Last offered: Autumn 2024
| Units: 3-5
ENGLISH 167A: Introduction to Environmental Studies (COMPLIT 167, DLCL 167, ILAC 167A)
What insights can a novel or a poem offer about climate change? What can the long histories of colonialism teach us about current carbon-neutral industries? In this undergraduate seminar, you will learn why we cannot focus on their material dimension alone when we study environmental crises. Environments are also made in and through symbolic representation and social practices. The course introduces the Environmental Humanities, a growing interdisciplinary field that challenges conventions of key terms such as nature, culture, matter, representation, consumption, environment, agency, future, and resilience.
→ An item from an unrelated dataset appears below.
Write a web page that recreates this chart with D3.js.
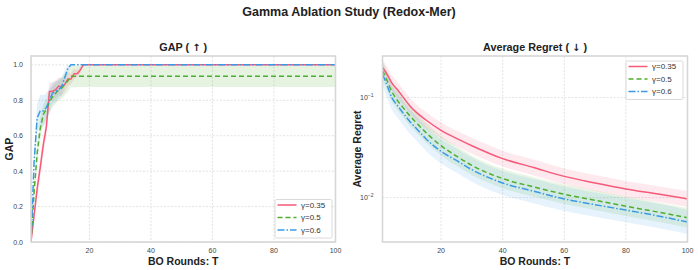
<!DOCTYPE html>
<html>
<head>
<meta charset="utf-8">
<script src="https://cdn.jsdelivr.net/npm/d3@7"></script>
<style>
  body { margin: 0; background: #fff; }
  svg { font-family: "Liberation Sans", Arial, sans-serif; }
</style>
</head>
<body>
<div id="chart"></div>
<script>
// ---- data ----
const seriesNames = ["γ=0.35", "γ=0.5", "γ=0.6"];
const seriesColors = ["#f7597a", "#4fae2e", "#3a9ae6"];
const seriesDash = ["", "5,3", "7,2,1.5,2"];

// GAP panel
const gapRounds = [1,2,3,4,5,6,7,8,9,10,11,12,13,14,15,16,17,18,19,20,100];
const gapRed   = [0,0.15,0.30,0.42,0.55,0.65,0.85,0.85,0.86,0.88,0.875,0.89,0.92,0.92,0.95,0.95,0.97,1.0,1.0,1.0,1.0];
const gapGreen = [0,0.28,0.50,0.64,0.72,0.75,0.79,0.82,0.84,0.86,0.87,0.89,0.91,0.935,0.935,0.935,0.935,0.935,0.935,0.935,0.935];
const gapBlue  = [0,0.45,0.70,0.74,0.74,0.76,0.80,0.84,0.85,0.86,0.88,0.93,0.98,1.0,1.0,1.0,1.0,1.0,1.0,1.0,1.0];
const gapRedStd   = [0,0.03,0.05,0.05,0.05,0.05,0.05,0.05,0.05,0.05,0.05,0.04,0.04,0.03,0.03,0.02,0.02,0,0,0,0];
const gapGreenStd = [0,0.04,0.06,0.06,0.06,0.06,0.06,0.06,0.06,0.06,0.06,0.06,0.06,0.06,0.06,0.06,0.06,0.06,0.06,0.06,0.06];
const gapBlueStd  = [0,0.05,0.08,0.09,0.09,0.08,0.07,0.06,0.06,0.05,0.05,0.04,0.02,0,0,0,0,0,0,0,0];

// Average regret panel
const regretRounds = [1,2,3,4,5,6,8,10,12,15,20,25,30,40,50,60,70,80,90,100];
const regretRed   = [0.20,0.18,0.16,0.14,0.128,0.118,0.098,0.082,0.071,0.060,0.047,0.039,0.033,0.0245,0.020,0.0163,0.014,0.0122,0.0109,0.0097];
const regretGreen = [0.185,0.16,0.135,0.115,0.102,0.092,0.077,0.065,0.056,0.045,0.033,0.026,0.021,0.0155,0.0128,0.0108,0.0094,0.0082,0.0072,0.0063];
const regretBlue  = [0.17,0.145,0.12,0.10,0.09,0.082,0.068,0.057,0.049,0.039,0.029,0.0235,0.019,0.014,0.0116,0.0097,0.0085,0.0075,0.0066,0.0057];
const regretSpread = [1.2, 1.25, 1.32];   // multiplicative band half-width

const xTicks = [20, 40, 60, 80, 100];
const gapTicks = [0, 0.2, 0.4, 0.6, 0.8, 1.0];
const regretTicks = [0.1, 0.01];

// ---- layout ----
const width = 698, height = 270;
const svg = d3.select("#chart").append("svg")
    .attr("width", width).attr("height", height);

svg.append("text")
    .attr("x", 349).attr("y", 16)
    .attr("text-anchor", "middle")
    .attr("font-size", 12.5).attr("font-weight", "bold").attr("fill", "#222")
    .text("Gamma Ablation Study (Redox-Mer)");

const plotTop = 56, plotBottom = 242;

function panel(left, right, title, arrow, ylabel, ylabelX) {
    const g = svg.append("g");
    const x = d3.scaleLinear().domain([1, 100]).range([left, right]);
    const tt = g.append("text")
        .attr("x", (left + right) / 2).attr("y", 50.5)
        .attr("text-anchor", "middle")
        .attr("font-size", 10.8).attr("font-weight", "bold").attr("fill", "#222");
    tt.append("tspan").text(title + " ( ");
    tt.append("tspan").attr("font-family", "DejaVu Sans").attr("font-size", 10).text(arrow);
    tt.append("tspan").text(" )");
    g.append("text")
        .attr("x", (left + right) / 2).attr("y", 264.5)
        .attr("text-anchor", "middle")
        .attr("font-size", 10.5).attr("font-weight", "bold").attr("fill", "#222")
        .text("BO Rounds: T");
    g.append("text")
        .attr("transform", "translate(" + ylabelX + "," + ((plotTop + plotBottom) / 2) + ") rotate(-90)")
        .attr("text-anchor", "middle")
        .attr("font-size", 10.5).attr("font-weight", "bold").attr("fill", "#222")
        .text(ylabel);
    // x grid + ticks
    xTicks.forEach(t => {
        if (t < 100) {
            g.append("line")
                .attr("x1", x(t)).attr("x2", x(t)).attr("y1", plotTop).attr("y2", plotBottom)
                .attr("stroke", "#dcdcdc").attr("stroke-width", 0.8).attr("stroke-dasharray", "2,1.5");
        }
        g.append("text")
            .attr("x", x(t)).attr("y", plotBottom + 10.5)
            .attr("text-anchor", "middle")
            .attr("font-size", 7).attr("fill", "#444")
            .text(t);
    });
    return { g, x };
}

function frame(g, left, right) {
    g.append("rect")
        .attr("x", left).attr("y", plotTop)
        .attr("width", right - left).attr("height", plotBottom - plotTop)
        .attr("fill", "none").attr("stroke", "#d6d6d6").attr("stroke-width", 1.6);
}

function legend(g, x0, y0, rowYs) {
    g.append("rect")
        .attr("x", x0).attr("y", y0)
        .attr("width", 57).attr("height", 38.5)
        .attr("fill", "#fff").attr("fill-opacity", 0.9)
        .attr("stroke", "#d0d0d0").attr("stroke-width", 0.8).attr("rx", 1.5);
    seriesNames.forEach((name, i) => {
        const yy = y0 + rowYs[i];
        g.append("line")
            .attr("x1", x0 + 2.5).attr("x2", x0 + 21.5).attr("y1", yy).attr("y2", yy)
            .attr("stroke", seriesColors[i]).attr("stroke-width", 1.5)
            .attr("stroke-dasharray", seriesDash[i] || null);
        g.append("text")
            .attr("x", x0 + 26).attr("y", yy + 2.8)
            .attr("font-size", 8).attr("fill", "#333")
            .text(name);
    });
}

// ---- GAP panel ----
{
    const left = 31, right = 335.5;
    const { g, x } = panel(left, right, "GAP", "\u2191", "GAP", 13);
    const y = d3.scaleLinear().domain([0, 1.05]).range([plotBottom, plotTop]);
    gapTicks.forEach(t => {
        g.append("line")
            .attr("x1", left).attr("x2", right).attr("y1", y(t)).attr("y2", y(t))
            .attr("stroke", "#dcdcdc").attr("stroke-width", 0.8).attr("stroke-dasharray", "2,1.5");
        g.append("text")
            .attr("x", left - 8).attr("y", y(t) + 2.5)
            .attr("text-anchor", "end")
            .attr("font-size", 7).attr("fill", "#444")
            .text(t.toFixed(1));
    });
    const vals = [gapRed, gapGreen, gapBlue];
    const stds = [gapRedStd, gapGreenStd, gapBlueStd];
    g.append("clipPath").attr("id", "clipGap").append("rect")
        .attr("x", left).attr("y", plotTop).attr("width", right - left).attr("height", plotBottom - plotTop);
    const plot = g.append("g").attr("clip-path", "url(#clipGap)");
    vals.forEach((v, i) => {
        const pts = gapRounds.map((r, k) => ({ r, m: v[k], s: stds[i][k] }));
        plot.append("path").datum(pts)
            .attr("fill", seriesColors[i]).attr("fill-opacity", 0.15)
            .attr("d", d3.area().x(d => x(d.r)).y0(d => y(d.m - d.s)).y1(d => y(Math.min(d.m + d.s, 1.0))));
    });
    vals.forEach((v, i) => {
        const pts = gapRounds.map((r, k) => ({ r, m: v[k] }));
        plot.append("path").datum(pts)
            .attr("fill", "none")
            .attr("stroke", seriesColors[i]).attr("stroke-width", 1.5)
            .attr("stroke-dasharray", seriesDash[i] || null)
            .attr("d", d3.line().x(d => x(d.r)).y(d => y(d.m)));
    });
    frame(g, left, right);
    legend(g, 275, 199.5, [5.5, 18, 30.5]);
}

// ---- Average regret panel ----
{
    const left = 382.5, right = 687.5;
    const { g, x } = panel(left, right, "Average Regret", "\u2193", "Average Regret", 361);
    const y = d3.scaleLog().domain([0.0036, 0.26]).range([plotBottom, plotTop]);
    regretTicks.forEach(t => {
        g.append("line")
            .attr("x1", left).attr("x2", right).attr("y1", y(t)).attr("y2", y(t))
            .attr("stroke", "#dcdcdc").attr("stroke-width", 0.8).attr("stroke-dasharray", "2,1.5");
        const txt = g.append("text")
            .attr("x", left - 9).attr("y", y(t) + 2.5)
            .attr("text-anchor", "end")
            .attr("font-size", 7).attr("fill", "#444");
        txt.append("tspan").text("10");
        txt.append("tspan").attr("font-size", 5).attr("dy", -3).text("\u2212" + Math.round(-Math.log10(t)));
    });
    const vals = [regretRed, regretGreen, regretBlue];
    g.append("clipPath").attr("id", "clipReg").append("rect")
        .attr("x", left).attr("y", plotTop).attr("width", right - left).attr("height", plotBottom - plotTop);
    const plot = g.append("g").attr("clip-path", "url(#clipReg)");
    vals.forEach((v, i) => {
        const pts = regretRounds.map((r, k) => ({ r, m: v[k] }));
        const f = regretSpread[i];
        plot.append("path").datum(pts)
            .attr("fill", seriesColors[i]).attr("fill-opacity", 0.13)
            .attr("d", d3.area().curve(d3.curveMonotoneX)
                .x(d => x(d.r)).y0(d => y(d.m / f)).y1(d => y(d.m * f)));
    });
    vals.forEach((v, i) => {
        const pts = regretRounds.map((r, k) => ({ r, m: v[k] }));
        plot.append("path").datum(pts)
            .attr("fill", "none")
            .attr("stroke", seriesColors[i]).attr("stroke-width", 1.5)
            .attr("stroke-dasharray", seriesDash[i] || null)
            .attr("d", d3.line().curve(d3.curveMonotoneX).x(d => x(d.r)).y(d => y(d.m)));
    });
    frame(g, left, right);
    legend(g, 626, 61, [5.5, 18, 30.5]);
}
</script>
</body>
</html>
We explore these fundamental concepts to support students as participants in the momentous discussion about profound environmental transformations of planetary life.
Terms: Aut
| Units: 4
| UG Reqs: WAY-A-II, WAY-EDP
Instructors:
Briceno, X. (PI)
ENGLISH 168: Revenge Tragedy
Playgoers in Renaissance England loved their revenge. Bloody and violent, the revenge tragedies of the Elizabethan and Jacobean stage relished in gore. Revenge is the purview of the powerless, driven to take desperate action against those who believe themselves above the law. We read the classical revenge tragedies of Aeschylus, Euripides, and Seneca before moving to those of Kyd, Shakespeare, Middleton, and Marston. Topics include: vengeance vs. justice, early English law, female revenge, genre-specific stage effects, and revenge tragedy parody.
Terms: Spr
| Units: 3-5
| UG Reqs: WAY-A-II
Instructors:
Hubbard, C. (PI)
ENGLISH 169: Early Medieval Literature
In this course students read, in translation, literature from the early medieval period (450-1100) from several different language traditions, including English, French, German, Norse, and Latin. Students will learn how this literature is determined by the transition from oral to written storytelling, the interplay of pagan folklore and Roman Catholicism, the social attitudes of the time and place, early medieval aesthetics and philosophy, etc.